Mark McGrath looks at the controversial Zero Dark Thirty
In the opening scene of Kathryn Bigelow’s Zero Dark Thirty, the real-life story of the CIA’s search for Osama Bin Laden, a collection of telephone recordings from inside the collapsing World Trade Center is played. It’s a dark introduction and one that establishes Bigelow’s eagerness to emphasise the truth behind the film before throwing the audience head-first into one of the film’s torture scenes and introducing Jessica Chastain’s Maya, the largely fictionalised protagonist of the story.
As a rookie agent, Maya operates as our eyes and ears in this dark political landscape. She is a character who is horrified by her first contact with the extreme interrogation techniques of the CIA but who then develops into a chillingly effective interrogator herself. Chastain’s perfectly nuanced performance gives life to a character that could have been unlikeable and apathetic in the wrong hands: it is with every subtle gesture and flicker of emotion that we see a little bit more of this ice-cold character’s human side.
Bigelow adopts a similarly distant style, which could explain the director’s recent Oscar snub. In an attempt to free the film from any typical Hollywood embellishments, the events of the story are portrayed in a matter-of-fact, documentary style. Her commitment to the truth, on the other hand, robs the film of some tension and drive in the first act, an hour or so entirely dedicated to gathering intelligence. However, in the second act, and not a moment too soon, Zero Dark Thirty finally hits another gear and accelerates towards a conclusion with a thrilling sense of urgency and purpose that was slightly lacking up until that point. It is here that Bigelow demonstrates why she is an Oscar-winner. The build up to, and execution of, the raid on Bin Laden’s compound is a master-class in action directing.

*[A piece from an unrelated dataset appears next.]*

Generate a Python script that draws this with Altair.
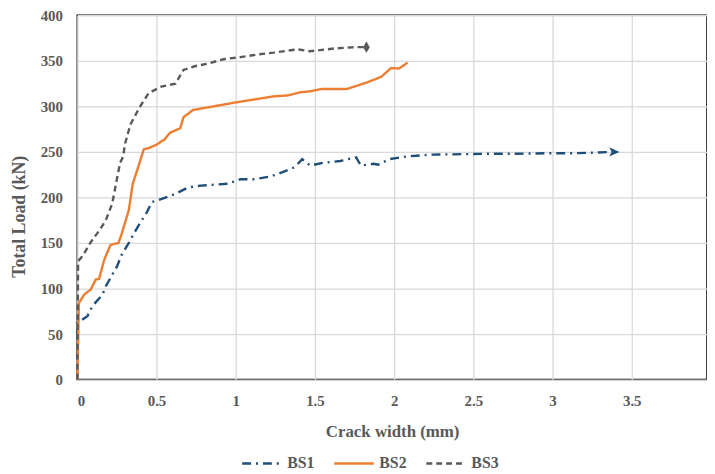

Despite its achievements in film-making, and there are many, Zero Dark Thirty left me feeling empty. Ultimately, without any comment on the actions, methods or even people within the CIA, the film isn’t as thought-provoking or emotionally engaging as it should have been. The side-lining of Maya in favour of an underdeveloped Navy Seals Team in the climactic scene does nothing to raise the emotional stakes.
Zero Dark Thirty is a film that is difficult to define. It is an action film with only one action scene; a film about politics with no political stance and a thriller with a limited number of thrills. But somehow it works on all of these levels. The fascinating true-story is enough to hold the audience’s attention throughout the near 3-hour running time and no one can have you on the edge of your seat quite like Bigelow. It is refreshing to see a contemporary thriller leave the audience to form their own opinions although some may be frustrated by the film’s deliberate neutrality. The combination of a director and actor working at the top of their game elevate this complex film above most others, even if you leave the cinema wanting a bit more.